■ **Supplied data**

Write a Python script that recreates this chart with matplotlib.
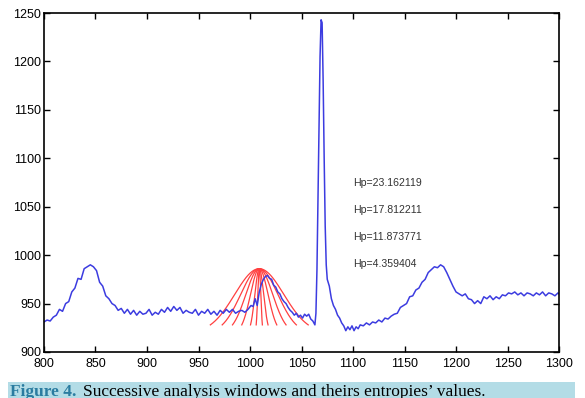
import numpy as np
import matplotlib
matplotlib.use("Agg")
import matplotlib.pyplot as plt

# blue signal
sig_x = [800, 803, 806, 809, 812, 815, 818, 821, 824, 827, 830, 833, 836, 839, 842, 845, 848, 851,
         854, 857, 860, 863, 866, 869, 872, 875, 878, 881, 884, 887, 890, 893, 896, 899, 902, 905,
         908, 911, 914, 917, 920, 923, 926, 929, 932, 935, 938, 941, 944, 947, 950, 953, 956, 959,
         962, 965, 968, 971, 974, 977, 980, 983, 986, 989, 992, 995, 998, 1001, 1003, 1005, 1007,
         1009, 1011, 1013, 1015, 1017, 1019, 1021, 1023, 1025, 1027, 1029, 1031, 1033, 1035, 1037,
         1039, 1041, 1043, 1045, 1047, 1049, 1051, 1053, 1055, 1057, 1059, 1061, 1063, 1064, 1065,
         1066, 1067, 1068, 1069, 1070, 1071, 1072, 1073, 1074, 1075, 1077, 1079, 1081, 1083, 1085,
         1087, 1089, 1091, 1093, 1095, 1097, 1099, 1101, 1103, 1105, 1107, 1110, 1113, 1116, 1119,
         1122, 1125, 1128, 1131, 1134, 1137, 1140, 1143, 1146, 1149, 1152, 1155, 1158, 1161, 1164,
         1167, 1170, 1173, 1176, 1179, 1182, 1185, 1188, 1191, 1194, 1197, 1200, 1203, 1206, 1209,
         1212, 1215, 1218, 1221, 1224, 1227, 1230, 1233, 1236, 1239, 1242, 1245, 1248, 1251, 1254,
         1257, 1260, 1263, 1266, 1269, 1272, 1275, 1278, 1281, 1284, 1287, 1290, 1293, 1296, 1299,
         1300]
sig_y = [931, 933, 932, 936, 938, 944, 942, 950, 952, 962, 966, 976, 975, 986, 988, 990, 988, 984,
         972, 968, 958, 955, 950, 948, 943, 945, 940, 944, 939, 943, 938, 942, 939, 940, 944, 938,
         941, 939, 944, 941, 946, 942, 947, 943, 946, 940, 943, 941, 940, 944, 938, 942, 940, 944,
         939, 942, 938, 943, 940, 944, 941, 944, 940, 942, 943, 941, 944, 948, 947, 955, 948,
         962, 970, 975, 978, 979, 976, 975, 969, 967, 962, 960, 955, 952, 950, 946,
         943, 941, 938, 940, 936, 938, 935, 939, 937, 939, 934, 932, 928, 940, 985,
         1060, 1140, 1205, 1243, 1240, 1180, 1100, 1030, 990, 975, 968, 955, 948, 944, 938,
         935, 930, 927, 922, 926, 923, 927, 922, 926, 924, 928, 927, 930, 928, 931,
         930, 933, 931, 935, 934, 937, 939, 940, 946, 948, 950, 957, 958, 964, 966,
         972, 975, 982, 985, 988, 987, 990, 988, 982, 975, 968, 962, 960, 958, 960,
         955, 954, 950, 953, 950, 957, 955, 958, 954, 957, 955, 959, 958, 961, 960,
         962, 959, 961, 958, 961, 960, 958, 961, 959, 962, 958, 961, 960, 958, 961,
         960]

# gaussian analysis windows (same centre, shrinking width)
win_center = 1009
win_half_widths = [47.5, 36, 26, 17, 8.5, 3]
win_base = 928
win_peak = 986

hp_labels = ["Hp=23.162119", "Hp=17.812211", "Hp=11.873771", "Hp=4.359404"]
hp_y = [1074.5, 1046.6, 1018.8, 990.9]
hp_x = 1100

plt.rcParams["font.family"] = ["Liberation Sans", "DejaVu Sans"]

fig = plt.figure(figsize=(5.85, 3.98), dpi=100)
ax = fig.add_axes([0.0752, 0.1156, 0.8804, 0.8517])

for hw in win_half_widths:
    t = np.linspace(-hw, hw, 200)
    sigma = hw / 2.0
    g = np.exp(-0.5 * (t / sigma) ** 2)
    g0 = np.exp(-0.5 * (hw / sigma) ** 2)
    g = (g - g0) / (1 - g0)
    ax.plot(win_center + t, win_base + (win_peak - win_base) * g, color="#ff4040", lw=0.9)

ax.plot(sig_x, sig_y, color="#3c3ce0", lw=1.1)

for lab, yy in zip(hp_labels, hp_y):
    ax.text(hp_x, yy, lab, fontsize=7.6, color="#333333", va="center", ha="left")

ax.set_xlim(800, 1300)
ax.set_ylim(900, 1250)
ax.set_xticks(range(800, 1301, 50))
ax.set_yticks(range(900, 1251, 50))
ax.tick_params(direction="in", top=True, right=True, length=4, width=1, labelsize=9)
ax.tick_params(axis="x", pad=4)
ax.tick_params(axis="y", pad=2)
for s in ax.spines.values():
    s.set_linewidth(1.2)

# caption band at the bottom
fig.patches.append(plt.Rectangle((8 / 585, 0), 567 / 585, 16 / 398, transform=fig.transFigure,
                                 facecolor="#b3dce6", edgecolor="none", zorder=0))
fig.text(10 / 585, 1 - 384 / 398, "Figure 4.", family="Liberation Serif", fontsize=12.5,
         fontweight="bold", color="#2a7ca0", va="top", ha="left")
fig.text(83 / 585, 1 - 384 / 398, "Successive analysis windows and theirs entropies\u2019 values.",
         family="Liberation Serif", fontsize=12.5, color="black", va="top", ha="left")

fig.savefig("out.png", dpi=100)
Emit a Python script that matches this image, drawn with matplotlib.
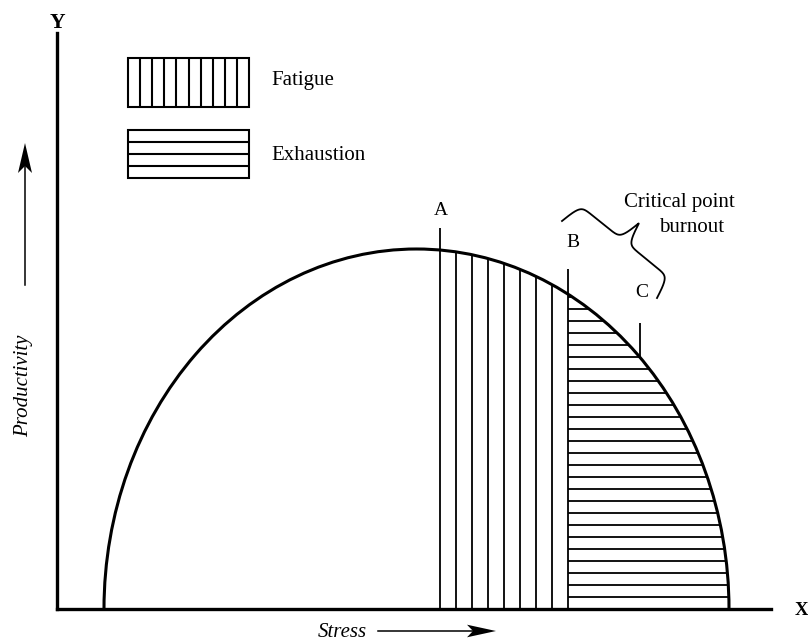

■ **Given instruction**
Without including any picture, repeat the data exactly.

■ **Response**
Write a Python script that recreates this chart with matplotlib.
import numpy as np
import matplotlib
matplotlib.use("Agg")
import matplotlib.pyplot as plt

# blue signal
sig_x = [800, 803, 806, 809, 812, 815, 818, 821, 824, 827, 830, 833, 836, 839, 842, 845, 848, 851,
         854, 857, 860, 863, 866, 869, 872, 875, 878, 881, 884, 887, 890, 893, 896, 899, 902, 905,
         908, 911, 914, 917, 920, 923, 926, 929, 932, 935, 938, 941, 944, 947, 950, 953, 956, 959,
         962, 965, 968, 971, 974, 977, 980, 983, 986, 989, 992, 995, 998, 1001, 1003, 1005, 1007,
         1009, 1011, 1013, 1015, 1017, 1019, 1021, 1023, 1025, 1027, 1029, 1031, 1033, 1035, 1037,
         1039, 1041, 1043, 1045, 1047, 1049, 1051, 1053, 1055, 1057, 1059, 1061, 1063, 1064, 1065,
         1066, 1067, 1068, 1069, 1070, 1071, 1072, 1073, 1074, 1075, 1077, 1079, 1081, 1083, 1085,
         1087, 1089, 1091, 1093, 1095, 1097, 1099, 1101, 1103, 1105, 1107, 1110, 1113, 1116, 1119,
         1122, 1125, 1128, 1131, 1134, 1137, 1140, 1143, 1146, 1149, 1152, 1155, 1158, 1161, 1164,
         1167, 1170, 1173, 1176, 1179, 1182, 1185, 1188, 1191, 1194, 1197, 1200, 1203, 1206, 1209,
         1212, 1215, 1218, 1221, 1224, 1227, 1230, 1233, 1236, 1239, 1242, 1245, 1248, 1251, 1254,
         1257, 1260, 1263, 1266, 1269, 1272, 1275, 1278, 1281, 1284, 1287, 1290, 1293, 1296, 1299,
         1300]
sig_y = [931, 933, 932, 936, 938, 944, 942, 950, 952, 962, 966, 976, 975, 986, 988, 990, 988, 984,
         972, 968, 958, 955, 950, 948, 943, 945, 940, 944, 939, 943, 938, 942, 939, 940, 944, 938,
         941, 939, 944, 941, 946, 942, 947, 943, 946, 940, 943, 941, 940, 944, 938, 942, 940, 944,
         939, 942, 938, 943, 940, 944, 941, 944, 940, 942, 943, 941, 944, 948, 947, 955, 948,
         962, 970, 975, 978, 979, 976, 975, 969, 967, 962, 960, 955, 952, 950, 946,
         943, 941, 938, 940, 936, 938, 935, 939, 937, 939, 934, 932, 928, 940, 985,
         1060, 1140, 1205, 1243, 1240, 1180, 1100, 1030, 990, 975, 968, 955, 948, 944, 938,
         935, 930, 927, 922, 926, 923, 927, 922, 926, 924, 928, 927, 930, 928, 931,
         930, 933, 931, 935, 934, 937, 939, 940, 946, 948, 950, 957, 958, 964, 966,
         972, 975, 982, 985, 988, 987, 990, 988, 982, 975, 968, 962, 960, 958, 960,
         955, 954, 950, 953, 950, 957, 955, 958, 954, 957, 955, 959, 958, 961, 960,
         962, 959, 961, 958, 961, 960, 958, 961, 959, 962, 958, 961, 960, 958, 961,
         960]

# gaussian analysis windows (same centre, shrinking width)
win_center = 1009
win_half_widths = [47.5, 36, 26, 17, 8.5, 3]
win_base = 928
win_peak = 986

hp_labels = ["Hp=23.162119", "Hp=17.812211", "Hp=11.873771", "Hp=4.359404"]
hp_y = [1074.5, 1046.6, 1018.8, 990.9]
hp_x = 1100

plt.rcParams["font.family"] = ["Liberation Sans", "DejaVu Sans"]

fig = plt.figure(figsize=(5.85, 3.98), dpi=100)
ax = fig.add_axes([0.0752, 0.1156, 0.8804, 0.8517])

for hw in win_half_widths:
    t = np.linspace(-hw, hw, 200)
    sigma = hw / 2.0
    g = np.exp(-0.5 * (t / sigma) ** 2)
    g0 = np.exp(-0.5 * (hw / sigma) ** 2)
    g = (g - g0) / (1 - g0)
    ax.plot(win_center + t, win_base + (win_peak - win_base) * g, color="#ff4040", lw=0.9)

ax.plot(sig_x, sig_y, color="#3c3ce0", lw=1.1)

for lab, yy in zip(hp_labels, hp_y):
    ax.text(hp_x, yy, lab, fontsize=7.6, color="#333333", va="center", ha="left")

ax.set_xlim(800, 1300)
ax.set_ylim(900, 1250)
ax.set_xticks(range(800, 1301, 50))
ax.set_yticks(range(900, 1251, 50))
ax.tick_params(direction="in", top=True, right=True, length=4, width=1, labelsize=9)
ax.tick_params(axis="x", pad=4)
ax.tick_params(axis="y", pad=2)
for s in ax.spines.values():
    s.set_linewidth(1.2)

# caption band at the bottom
fig.patches.append(plt.Rectangle((8 / 585, 0), 567 / 585, 16 / 398, transform=fig.transFigure,
                                 facecolor="#b3dce6", edgecolor="none", zorder=0))
fig.text(10 / 585, 1 - 384 / 398, "Figure 4.", family="Liberation Serif", fontsize=12.5,
         fontweight="bold", color="#2a7ca0", va="top", ha="left")
fig.text(83 / 585, 1 - 384 / 398, "Successive analysis windows and theirs entropies\u2019 values.",
         family="Liberation Serif", fontsize=12.5, color="black", va="top", ha="left")

fig.savefig("out.png", dpi=100)
Emit a Python script that matches this image, drawn with matplotlib.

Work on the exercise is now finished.